→ What is expected: Restate the listing below word for word, omitting any images.

→ Raw data:
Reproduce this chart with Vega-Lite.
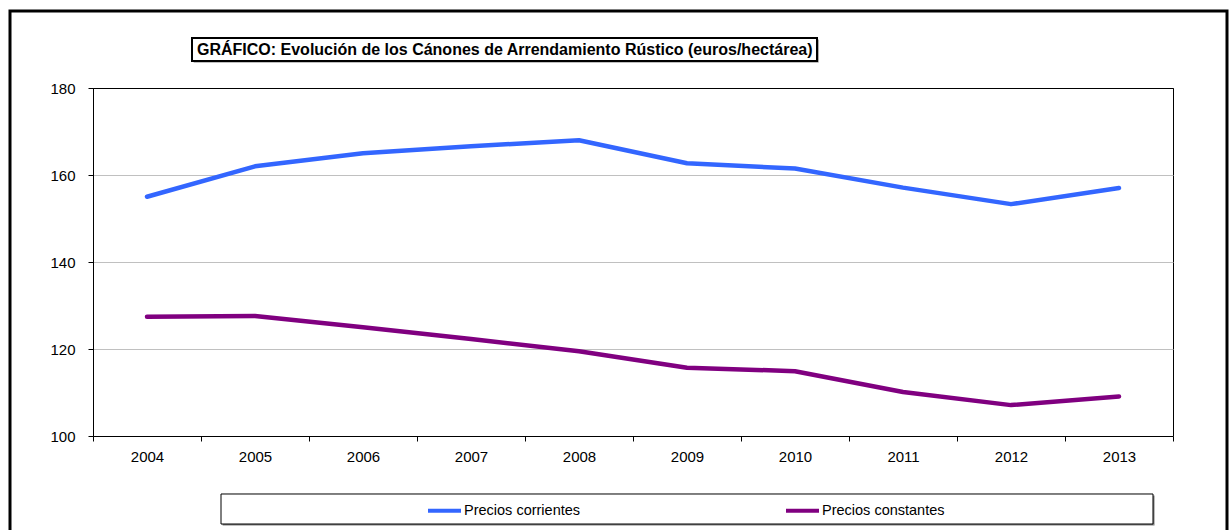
{
  "$schema": "https://vega.github.io/schema/vega-lite/v6.json",
  "width": 1080,
  "height": 348,
  "autosize": {"type": "none"},
  "padding": {"left": 93, "top": 88, "right": 57, "bottom": 94},
  "background": "white",
  "config": {
    "font": "Liberation Sans",
    "view": {"stroke": "black", "strokeWidth": 1},
    "axis": {"labelFont": "Liberation Sans", "labelColor": "black", "domainColor": "black", "tickColor": "black", "labelFontSize": 15}
  },
  "layer": [
    {
      "data": {"values": [{}]},
      "mark": {"type": "rect", "fillOpacity": 0, "stroke": "black", "strokeWidth": 3},
      "encoding": {
        "x": {"datum": 2002.7315, "type": "quantitative", "scale": {"domain": [2003.5, 2013.5], "nice": false, "zero": false}, "axis": null},
        "x2": {"datum": 2014.0},
        "y": {"datum": 197.7, "type": "quantitative", "scale": {"domain": [100, 180], "nice": false, "zero": false}},
        "y2": {"datum": 71.5}
      }
    },
    {
      "data": {"values": [{}]},
      "mark": {"type": "rect", "fill": "#808080"},
      "encoding": {
        "x": {"datum": 2004.432, "type": "quantitative", "scale": {"domain": [2003.5, 2013.5], "nice": false, "zero": false}, "axis": null},
        "x2": {"datum": 2010.219},
        "y": {"datum": 191.15, "type": "quantitative", "scale": {"domain": [100, 180], "nice": false, "zero": false}},
        "y2": {"datum": 185.86}
      }
    },
    {
      "data": {"values": [{}]},
      "mark": {"type": "rect", "fill": "white", "stroke": "black", "strokeWidth": 2},
      "encoding": {
        "x": {"datum": 2004.4167, "type": "quantitative", "scale": {"domain": [2003.5, 2013.5], "nice": false, "zero": false}, "axis": null},
        "x2": {"datum": 2010.2037},
        "y": {"datum": 191.494, "type": "quantitative", "scale": {"domain": [100, 180], "nice": false, "zero": false}},
        "y2": {"datum": 186.207}
      }
    },
    {
      "data": {"values": [{}]},
      "mark": {"type": "text", "align": "left", "baseline": "middle", "font": "Liberation Sans", "fontSize": 16, "fontWeight": "bold", "color": "black"},
      "encoding": {
        "x": {"datum": 2004.463, "type": "quantitative", "scale": {"domain": [2003.5, 2013.5], "nice": false, "zero": false}, "axis": null},
        "y": {"datum": 188.85, "type": "quantitative", "scale": {"domain": [100, 180], "nice": false, "zero": false}},
        "text": {"value": "GRÁFICO: Evolución de los Cánones de Arrendamiento Rústico (euros/hectárea)"}
      }
    },
    {
      "data": {"values": [{}]},
      "mark": {"type": "rect", "fill": "#808080"},
      "encoding": {
        "x": {"datum": 2004.70, "type": "quantitative", "scale": {"domain": [2003.5, 2013.5], "nice": false, "zero": false}, "axis": null},
        "x2": {"datum": 2013.329},
        "y": {"datum": 86.32, "type": "quantitative", "scale": {"domain": [100, 180], "nice": false, "zero": false}},
        "y2": {"datum": 79.42}
      }
    },
    {
      "data": {"values": [{}]},
      "mark": {"type": "rect", "fill": "white", "stroke": "black", "strokeWidth": 1},
      "encoding": {
        "x": {"datum": 2004.6852, "type": "quantitative", "scale": {"domain": [2003.5, 2013.5], "nice": false, "zero": false}, "axis": null},
        "x2": {"datum": 2013.3148},
        "y": {"datum": 86.667, "type": "quantitative", "scale": {"domain": [100, 180], "nice": false, "zero": false}},
        "y2": {"datum": 79.77}
      }
    },
    {
      "data": {
        "values": [
          {"year": "2004", "serie": "Precios corrientes", "value": 155.0},
          {"year": "2005", "serie": "Precios corrientes", "value": 162.0},
          {"year": "2006", "serie": "Precios corrientes", "value": 165.0},
          {"year": "2007", "serie": "Precios corrientes", "value": 166.6},
          {"year": "2008", "serie": "Precios corrientes", "value": 168.0},
          {"year": "2009", "serie": "Precios corrientes", "value": 162.7},
          {"year": "2010", "serie": "Precios corrientes", "value": 161.5},
          {"year": "2011", "serie": "Precios corrientes", "value": 157.1},
          {"year": "2012", "serie": "Precios corrientes", "value": 153.3},
          {"year": "2013", "serie": "Precios corrientes", "value": 157.0},
          {"year": "2004", "serie": "Precios constantes", "value": 127.4},
          {"year": "2005", "serie": "Precios constantes", "value": 127.6},
          {"year": "2006", "serie": "Precios constantes", "value": 125.0},
          {"year": "2007", "serie": "Precios constantes", "value": 122.3},
          {"year": "2008", "serie": "Precios constantes", "value": 119.5},
          {"year": "2009", "serie": "Precios constantes", "value": 115.7},
          {"year": "2010", "serie": "Precios constantes", "value": 114.9},
          {"year": "2011", "serie": "Precios constantes", "value": 110.1},
          {"year": "2012", "serie": "Precios constantes", "value": 107.1},
          {"year": "2013", "serie": "Precios constantes", "value": 109.1}
        ]
      },
      "mark": {"type": "line", "strokeWidth": 4.5, "strokeCap": "round", "strokeJoin": "round"},
      "encoding": {
        "x": {
          "field": "year", "type": "ordinal", "bandPosition": 0.5,
          "scale": {"type": "band", "paddingInner": 0, "paddingOuter": 0},
          "axis": {"title": null, "tickBand": "extent", "labelAngle": 0, "grid": false, "tickSize": 5, "labelPadding": 8, "labelFontSize": 15}
        },
        "y": {
          "field": "value", "type": "quantitative",
          "scale": {"domain": [100, 180], "nice": false, "zero": false},
          "axis": {
            "title": null, "values": [100, 120, 140, 160, 180], "grid": true,
            "gridColor": {"condition": {"test": "datum.value >= 180", "value": "black"}, "value": "#c0c0c0"},
            "tickSize": 5, "labelPadding": 13, "labelFontSize": 15
          }
        },
        "color": {
          "field": "serie", "type": "nominal",
          "scale": {"domain": ["Precios corrientes", "Precios constantes"], "range": ["#3366FF", "#800080"]},
          "legend": {
            "orient": "none", "legendX": 333, "legendY": 404, "direction": "horizontal", "title": null,
            "symbolType": "stroke", "symbolSize": 1089, "symbolStrokeWidth": 4,
            "labelFont": "Liberation Sans", "labelFontSize": 14.5, "labelColor": "black", "labelOffset": 1,
            "columnPadding": 197, "padding": 0, "labelLimit": 300
          }
        }
      }
    }
  ],
  "resolve": {"scale": {"x": "independent"}}
}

→ Output for this exercise:
Reproduce this chart with Vega-Lite.
{
  "$schema": "https://vega.github.io/schema/vega-lite/v6.json",
  "width": 1080,
  "height": 348,
  "autosize": {"type": "none"},
  "padding": {"left": 93, "top": 88, "right": 57, "bottom": 94},
  "background": "white",
  "config": {
    "font": "Liberation Sans",
    "view": {"stroke": "black", "strokeWidth": 1},
    "axis": {"labelFont": "Liberation Sans", "labelColor": "black", "domainColor": "black", "tickColor": "black", "labelFontSize": 15}
  },
  "layer": [
    {
      "data": {"values": [{}]},
      "mark": {"type": "rect", "fillOpacity": 0, "stroke": "black", "strokeWidth": 3},
      "encoding": {
        "x": {"datum": 2002.7315, "type": "quantitative", "scale": {"domain": [2003.5, 2013.5], "nice": false, "zero": false}, "axis": null},
        "x2": {"datum": 2014.0},
        "y": {"datum": 197.7, "type": "quantitative", "scale": {"domain": [100, 180], "nice": false, "zero": false}},
        "y2": {"datum": 71.5}
      }
    },
    {
      "data": {"values": [{}]},
      "mark": {"type": "rect", "fill": "#808080"},
      "encoding": {
        "x": {"datum": 2004.432, "type": "quantitative", "scale": {"domain": [2003.5, 2013.5], "nice": false, "zero": false}, "axis": null},
        "x2": {"datum": 2010.219},
        "y": {"datum": 191.15, "type": "quantitative", "scale": {"domain": [100, 180], "nice": false, "zero": false}},
        "y2": {"datum": 185.86}
      }
    },
    {
      "data": {"values": [{}]},
      "mark": {"type": "rect", "fill": "white", "stroke": "black", "strokeWidth": 2},
      "encoding": {
        "x": {"datum": 2004.4167, "type": "quantitative", "scale": {"domain": [2003.5, 2013.5], "nice": false, "zero": false}, "axis": null},
        "x2": {"datum": 2010.2037},
        "y": {"datum": 191.494, "type": "quantitative", "scale": {"domain": [100, 180], "nice": false, "zero": false}},
        "y2": {"datum": 186.207}
      }
    },
    {
      "data": {"values": [{}]},
      "mark": {"type": "text", "align": "left", "baseline": "middle", "font": "Liberation Sans", "fontSize": 16, "fontWeight": "bold", "color": "black"},
      "encoding": {
        "x": {"datum": 2004.463, "type": "quantitative", "scale": {"domain": [2003.5, 2013.5], "nice": false, "zero": false}, "axis": null},
        "y": {"datum": 188.85, "type": "quantitative", "scale": {"domain": [100, 180], "nice": false, "zero": false}},
        "text": {"value": "GRÁFICO: Evolución de los Cánones de Arrendamiento Rústico (euros/hectárea)"}
      }
    },
    {
      "data": {"values": [{}]},
      "mark": {"type": "rect", "fill": "#808080"},
      "encoding": {
        "x": {"datum": 2004.70, "type": "quantitative", "scale": {"domain": [2003.5, 2013.5], "nice": false, "zero": false}, "axis": null},
        "x2": {"datum": 2013.329},
        "y": {"datum": 86.32, "type": "quantitative", "scale": {"domain": [100, 180], "nice": false, "zero": false}},
        "y2": {"datum": 79.42}
      }
    },
    {
      "data": {"values": [{}]},
      "mark": {"type": "rect", "fill": "white", "stroke": "black", "strokeWidth": 1},
      "encoding": {
        "x": {"datum": 2004.6852, "type": "quantitative", "scale": {"domain": [2003.5, 2013.5], "nice": false, "zero": false}, "axis": null},
        "x2": {"datum": 2013.3148},
        "y": {"datum": 86.667, "type": "quantitative", "scale": {"domain": [100, 180], "nice": false, "zero": false}},
        "y2": {"datum": 79.77}
      }
    },
    {
      "data": {
        "values": [
          {"year": "2004", "serie": "Precios corrientes", "value": 155.0},
          {"year": "2005", "serie": "Precios corrientes", "value": 162.0},
          {"year": "2006", "serie": "Precios corrientes", "value": 165.0},
          {"year": "2007", "serie": "Precios corrientes", "value": 166.6},
          {"year": "2008", "serie": "Precios corrientes", "value": 168.0},
          {"year": "2009", "serie": "Precios corrientes", "value": 162.7},
          {"year": "2010", "serie": "Precios corrientes", "value": 161.5},
          {"year": "2011", "serie": "Precios corrientes", "value": 157.1},
          {"year": "2012", "serie": "Precios corrientes", "value": 153.3},
          {"year": "2013", "serie": "Precios corrientes", "value": 157.0},
          {"year": "2004", "serie": "Precios constantes", "value": 127.4},
          {"year": "2005", "serie": "Precios constantes", "value": 127.6},
          {"year": "2006", "serie": "Precios constantes", "value": 125.0},
          {"year": "2007", "serie": "Precios constantes", "value": 122.3},
          {"year": "2008", "serie": "Precios constantes", "value": 119.5},
          {"year": "2009", "serie": "Precios constantes", "value": 115.7},
          {"year": "2010", "serie": "Precios constantes", "value": 114.9},
          {"year": "2011", "serie": "Precios constantes", "value": 110.1},
          {"year": "2012", "serie": "Precios constantes", "value": 107.1},
          {"year": "2013", "serie": "Precios constantes", "value": 109.1}
        ]
      },
      "mark": {"type": "line", "strokeWidth": 4.5, "strokeCap": "round", "strokeJoin": "round"},
      "encoding": {
        "x": {
          "field": "year", "type": "ordinal", "bandPosition": 0.5,
          "scale": {"type": "band", "paddingInner": 0, "paddingOuter": 0},
          "axis": {"title": null, "tickBand": "extent", "labelAngle": 0, "grid": false, "tickSize": 5, "labelPadding": 8, "labelFontSize": 15}
        },
        "y": {
          "field": "value", "type": "quantitative",
          "scale": {"domain": [100, 180], "nice": false, "zero": false},
          "axis": {
            "title": null, "values": [100, 120, 140, 160, 180], "grid": true,
            "gridColor": {"condition": {"test": "datum.value >= 180", "value": "black"}, "value": "#c0c0c0"},
            "tickSize": 5, "labelPadding": 13, "labelFontSize": 15
          }
        },
        "color": {
          "field": "serie", "type": "nominal",
          "scale": {"domain": ["Precios corrientes", "Precios constantes"], "range": ["#3366FF", "#800080"]},
          "legend": {
            "orient": "none", "legendX": 333, "legendY": 404, "direction": "horizontal", "title": null,
            "symbolType": "stroke", "symbolSize": 1089, "symbolStrokeWidth": 4,
            "labelFont": "Liberation Sans", "labelFontSize": 14.5, "labelColor": "black", "labelOffset": 1,
            "columnPadding": 197, "padding": 0, "labelLimit": 300
          }
        }
      }
    }
  ],
  "resolve": {"scale": {"x": "independent"}}
}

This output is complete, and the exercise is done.